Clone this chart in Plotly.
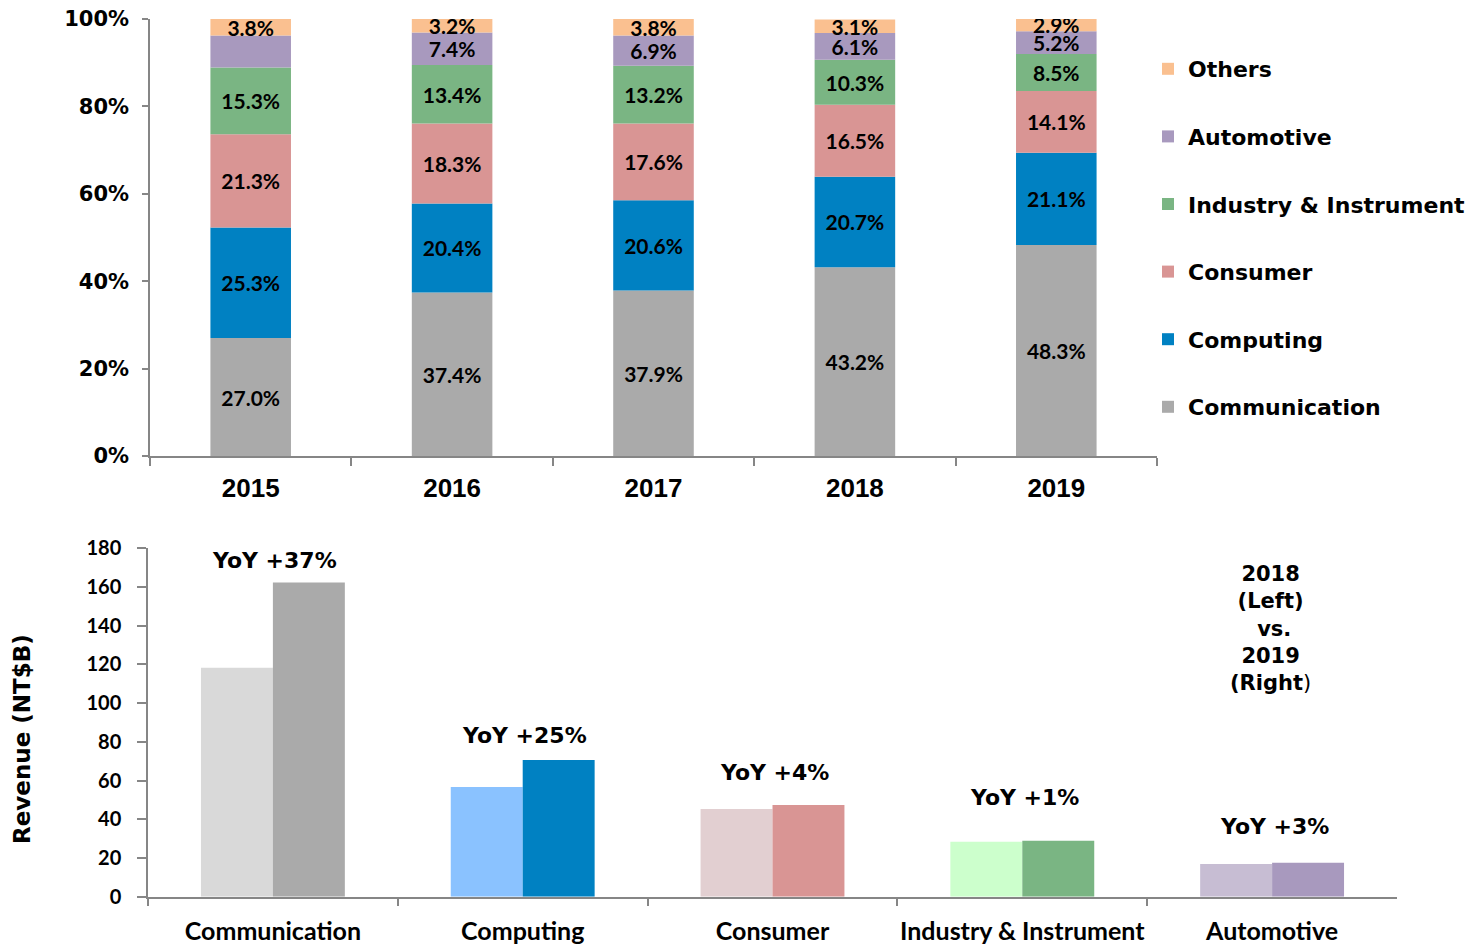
import plotly.graph_objects as go

# ---------------- data: top chart (revenue mix, %) ----------------
years = ["2015", "2016", "2017", "2018", "2019"]
communication = [27.0, 37.4, 37.9, 43.2, 48.3]
computing = [25.3, 20.4, 20.6, 20.7, 21.1]
consumer = [21.3, 18.3, 17.6, 16.5, 14.1]
industry = [15.3, 13.4, 13.2, 10.3, 8.5]
automotive = [7.3, 7.4, 6.9, 6.1, 5.2]
others = [3.8, 3.2, 3.8, 3.1, 2.9]
pct_ticks = [0, 20, 40, 60, 80, 100]

# ---------------- data: bottom chart (revenue, NT$B) ----------------
segments = ["Communication", "Computing", "Consumer", "Industry & Instrument", "Automotive"]
rev_2018 = [118.3, 56.7, 45.3, 28.4, 16.9]
rev_2019 = [162.3, 70.6, 47.4, 28.9, 17.6]
yoy_labels = ["YoY +37%", "YoY +25%", "YoY +4%", "YoY +1%", "YoY +3%"]

# ---------------- styles ----------------
ARIAL = "DejaVu Sans"
CALIBRI = "Lato"
AXIS_GRAY = "#868686"

top_series = [
    ("Communication", communication, "#AAAAAA"),
    ("Computing", computing, "#0081C2"),
    ("Consumer", consumer, "#D99594"),
    ("Industry & Instrument", industry, "#7AB583"),
    ("Automotive", automotive, "#A899BE"),
    ("Others", others, "#FAC090"),
]
colors_2018 = ["#D9D9D9", "#8AC2FF", "#E2CFD1", "#CCFFCC", "#C7BDD3"]
colors_2019 = ["#AAAAAA", "#0081C2", "#D99594", "#7AB583", "#A899BE"]

fig = go.Figure()

TOP_W = 0.40
base = [0.0] * len(years)
n_top = len(top_series)
for i, (name, vals, color) in enumerate(top_series):
    labels = [f"{v:.1f}%" for v in vals]
    if name == "Automotive":
        labels[0] = ""  # no label shown for this segment in the source
    fig.add_trace(go.Bar(
        x=years, y=vals, base=base[:], name=name,
        marker=dict(color=color, line=dict(width=0)),
        width=TOP_W, offset=-TOP_W / 2,
        text=labels, textposition="inside", insidetextanchor="middle",
        textangle=0, constraintext="none",
        textfont=dict(family=CALIBRI, size=21, color="black", weight="bold"),
        legendgroup=name, legendrank=n_top - i, hoverinfo="skip",
        xaxis="x", yaxis="y",
    ))
    base = [b + v for b, v in zip(base, vals)]

BOT_W = 0.288
fig.add_trace(go.Bar(
    x=segments, y=rev_2018, name="2018", showlegend=False,
    marker=dict(color=colors_2018, line=dict(width=0)),
    width=BOT_W, offset=-BOT_W, xaxis="x2", yaxis="y2", hoverinfo="skip",
))
fig.add_trace(go.Bar(
    x=segments, y=rev_2019, name="2019", showlegend=False,
    marker=dict(color=colors_2019, line=dict(width=0)),
    width=BOT_W, offset=0, xaxis="x2", yaxis="y2", hoverinfo="skip",
))

# YoY labels above each group
yoy_shift = [22, 25, 32, 43, 36]
annotations = []
for seg, a, b, lab, sh in zip(segments, rev_2018, rev_2019, yoy_labels, yoy_shift):
    annotations.append(dict(
        x=seg, y=max(a, b), xref="x2", yref="y2", text=lab, showarrow=False,
        xanchor="center", yanchor="middle", yshift=sh, xshift=2,
        font=dict(family=ARIAL, size=22, color="black", weight="bold"),
    ))

annotations.append(dict(
    x=1270 / 1482, y=1 - 628 / 945, xref="paper", yref="paper",
    xanchor="center", yanchor="middle",
    text="<b>2018</b><br><b>(Left)</b><br><b> vs.</b><br><b>2019</b><br><b>(Right</b>)",
    showarrow=False, align="center",
    font=dict(family=ARIAL, size=21, color="black"),
))
annotations.append(dict(
    x=22 / 1482, y=1 - 739 / 945, xref="paper", yref="paper",
    xanchor="center", yanchor="middle",
    text="Revenue (NT$B)", textangle=-90, showarrow=False,
    font=dict(family=ARIAL, size=23, color="black", weight="bold"),
))

common_axis = dict(showline=True, linecolor=AXIS_GRAY, linewidth=1.5,
                   ticks="outside", tickcolor=AXIS_GRAY, tickwidth=1.5,
                   showgrid=False, zeroline=False, fixedrange=True,
                   automargin=False)

fig.update_layout(
    width=1482, height=945,
    margin=dict(l=0, r=0, t=0, b=0, autoexpand=False),
    plot_bgcolor="white", paper_bgcolor="white",
    barmode="overlay",
    xaxis=dict(domain=[150 / 1482, 1157 / 1482], anchor="y", type="category",
               range=[-0.5, 4.5], tickson="boundaries", ticklen=8, tickangle=0,
               tickfont=dict(family="Liberation Sans", size=26, color="black", weight="bold"),
               ticklabelstandoff=8, **common_axis),
    yaxis=dict(domain=[1 - 456 / 945, 1 - 19 / 945], anchor="x", range=[0, 100],
               tickmode="array", tickvals=pct_ticks,
               ticktext=[f"{t}%" for t in pct_ticks], ticklen=6,
               tickfont=dict(family=ARIAL, size=21, color="black", weight="bold"),
               ticklabelstandoff=9, **common_axis),
    xaxis2=dict(domain=[148 / 1482, 1397 / 1482], anchor="y2", type="category",
                range=[-0.5, 4.5], tickson="boundaries", ticklen=8, tickangle=0,
                tickfont=dict(family=CALIBRI, size=25, color="black", weight="bold"),
                ticklabelstandoff=12, **common_axis),
    yaxis2=dict(domain=[1 - 896.7 / 945, 1 - 548.3 / 945], anchor="x2", range=[0, 180],
                dtick=20, ticklen=9,
                tickfont=dict(family=CALIBRI, size=20, color="black", weight="bold"),
                ticklabelstandoff=12, **common_axis),
    legend=dict(x=1148 / 1482, y=1 - 48 / 945, xanchor="left", yanchor="top",
                traceorder="grouped", tracegroupgap=36,
                font=dict(family=ARIAL, size=22, color="black", weight="bold"),
                bgcolor="rgba(0,0,0,0)"),
    annotations=annotations,
)

fig.write_html("out.html", config={"displayModeBar": False},
               post_script="document.body.style.margin='0';document.body.style.overflow='hidden';")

GIVEN TASK
Transcribe the listing above verbatim. Omit the pictures.

PROBLEM SOLUTION
Clone this chart in Plotly.
import plotly.graph_objects as go

# ---------------- data: top chart (revenue mix, %) ----------------
years = ["2015", "2016", "2017", "2018", "2019"]
communication = [27.0, 37.4, 37.9, 43.2, 48.3]
computing = [25.3, 20.4, 20.6, 20.7, 21.1]
consumer = [21.3, 18.3, 17.6, 16.5, 14.1]
industry = [15.3, 13.4, 13.2, 10.3, 8.5]
automotive = [7.3, 7.4, 6.9, 6.1, 5.2]
others = [3.8, 3.2, 3.8, 3.1, 2.9]
pct_ticks = [0, 20, 40, 60, 80, 100]

# ---------------- data: bottom chart (revenue, NT$B) ----------------
segments = ["Communication", "Computing", "Consumer", "Industry & Instrument", "Automotive"]
rev_2018 = [118.3, 56.7, 45.3, 28.4, 16.9]
rev_2019 = [162.3, 70.6, 47.4, 28.9, 17.6]
yoy_labels = ["YoY +37%", "YoY +25%", "YoY +4%", "YoY +1%", "YoY +3%"]

# ---------------- styles ----------------
ARIAL = "DejaVu Sans"
CALIBRI = "Lato"
AXIS_GRAY = "#868686"

top_series = [
    ("Communication", communication, "#AAAAAA"),
    ("Computing", computing, "#0081C2"),
    ("Consumer", consumer, "#D99594"),
    ("Industry & Instrument", industry, "#7AB583"),
    ("Automotive", automotive, "#A899BE"),
    ("Others", others, "#FAC090"),
]
colors_2018 = ["#D9D9D9", "#8AC2FF", "#E2CFD1", "#CCFFCC", "#C7BDD3"]
colors_2019 = ["#AAAAAA", "#0081C2", "#D99594", "#7AB583", "#A899BE"]

fig = go.Figure()

TOP_W = 0.40
base = [0.0] * len(years)
n_top = len(top_series)
for i, (name, vals, color) in enumerate(top_series):
    labels = [f"{v:.1f}%" for v in vals]
    if name == "Automotive":
        labels[0] = ""  # no label shown for this segment in the source
    fig.add_trace(go.Bar(
        x=years, y=vals, base=base[:], name=name,
        marker=dict(color=color, line=dict(width=0)),
        width=TOP_W, offset=-TOP_W / 2,
        text=labels, textposition="inside", insidetextanchor="middle",
        textangle=0, constraintext="none",
        textfont=dict(family=CALIBRI, size=21, color="black", weight="bold"),
        legendgroup=name, legendrank=n_top - i, hoverinfo="skip",
        xaxis="x", yaxis="y",
    ))
    base = [b + v for b, v in zip(base, vals)]

BOT_W = 0.288
fig.add_trace(go.Bar(
    x=segments, y=rev_2018, name="2018", showlegend=False,
    marker=dict(color=colors_2018, line=dict(width=0)),
    width=BOT_W, offset=-BOT_W, xaxis="x2", yaxis="y2", hoverinfo="skip",
))
fig.add_trace(go.Bar(
    x=segments, y=rev_2019, name="2019", showlegend=False,
    marker=dict(color=colors_2019, line=dict(width=0)),
    width=BOT_W, offset=0, xaxis="x2", yaxis="y2", hoverinfo="skip",
))

# YoY labels above each group
yoy_shift = [22, 25, 32, 43, 36]
annotations = []
for seg, a, b, lab, sh in zip(segments, rev_2018, rev_2019, yoy_labels, yoy_shift):
    annotations.append(dict(
        x=seg, y=max(a, b), xref="x2", yref="y2", text=lab, showarrow=False,
        xanchor="center", yanchor="middle", yshift=sh, xshift=2,
        font=dict(family=ARIAL, size=22, color="black", weight="bold"),
    ))

annotations.append(dict(
    x=1270 / 1482, y=1 - 628 / 945, xref="paper", yref="paper",
    xanchor="center", yanchor="middle",
    text="<b>2018</b><br><b>(Left)</b><br><b> vs.</b><br><b>2019</b><br><b>(Right</b>)",
    showarrow=False, align="center",
    font=dict(family=ARIAL, size=21, color="black"),
))
annotations.append(dict(
    x=22 / 1482, y=1 - 739 / 945, xref="paper", yref="paper",
    xanchor="center", yanchor="middle",
    text="Revenue (NT$B)", textangle=-90, showarrow=False,
    font=dict(family=ARIAL, size=23, color="black", weight="bold"),
))

common_axis = dict(showline=True, linecolor=AXIS_GRAY, linewidth=1.5,
                   ticks="outside", tickcolor=AXIS_GRAY, tickwidth=1.5,
                   showgrid=False, zeroline=False, fixedrange=True,
                   automargin=False)

fig.update_layout(
    width=1482, height=945,
    margin=dict(l=0, r=0, t=0, b=0, autoexpand=False),
    plot_bgcolor="white", paper_bgcolor="white",
    barmode="overlay",
    xaxis=dict(domain=[150 / 1482, 1157 / 1482], anchor="y", type="category",
               range=[-0.5, 4.5], tickson="boundaries", ticklen=8, tickangle=0,
               tickfont=dict(family="Liberation Sans", size=26, color="black", weight="bold"),
               ticklabelstandoff=8, **common_axis),
    yaxis=dict(domain=[1 - 456 / 945, 1 - 19 / 945], anchor="x", range=[0, 100],
               tickmode="array", tickvals=pct_ticks,
               ticktext=[f"{t}%" for t in pct_ticks], ticklen=6,
               tickfont=dict(family=ARIAL, size=21, color="black", weight="bold"),
               ticklabelstandoff=9, **common_axis),
    xaxis2=dict(domain=[148 / 1482, 1397 / 1482], anchor="y2", type="category",
                range=[-0.5, 4.5], tickson="boundaries", ticklen=8, tickangle=0,
                tickfont=dict(family=CALIBRI, size=25, color="black", weight="bold"),
                ticklabelstandoff=12, **common_axis),
    yaxis2=dict(domain=[1 - 896.7 / 945, 1 - 548.3 / 945], anchor="x2", range=[0, 180],
                dtick=20, ticklen=9,
                tickfont=dict(family=CALIBRI, size=20, color="black", weight="bold"),
                ticklabelstandoff=12, **common_axis),
    legend=dict(x=1148 / 1482, y=1 - 48 / 945, xanchor="left", yanchor="top",
                traceorder="grouped", tracegroupgap=36,
                font=dict(family=ARIAL, size=22, color="black", weight="bold"),
                bgcolor="rgba(0,0,0,0)"),
    annotations=annotations,
)

fig.write_html("out.html", config={"displayModeBar": False},
               post_script="document.body.style.margin='0';document.body.style.overflow='hidden';")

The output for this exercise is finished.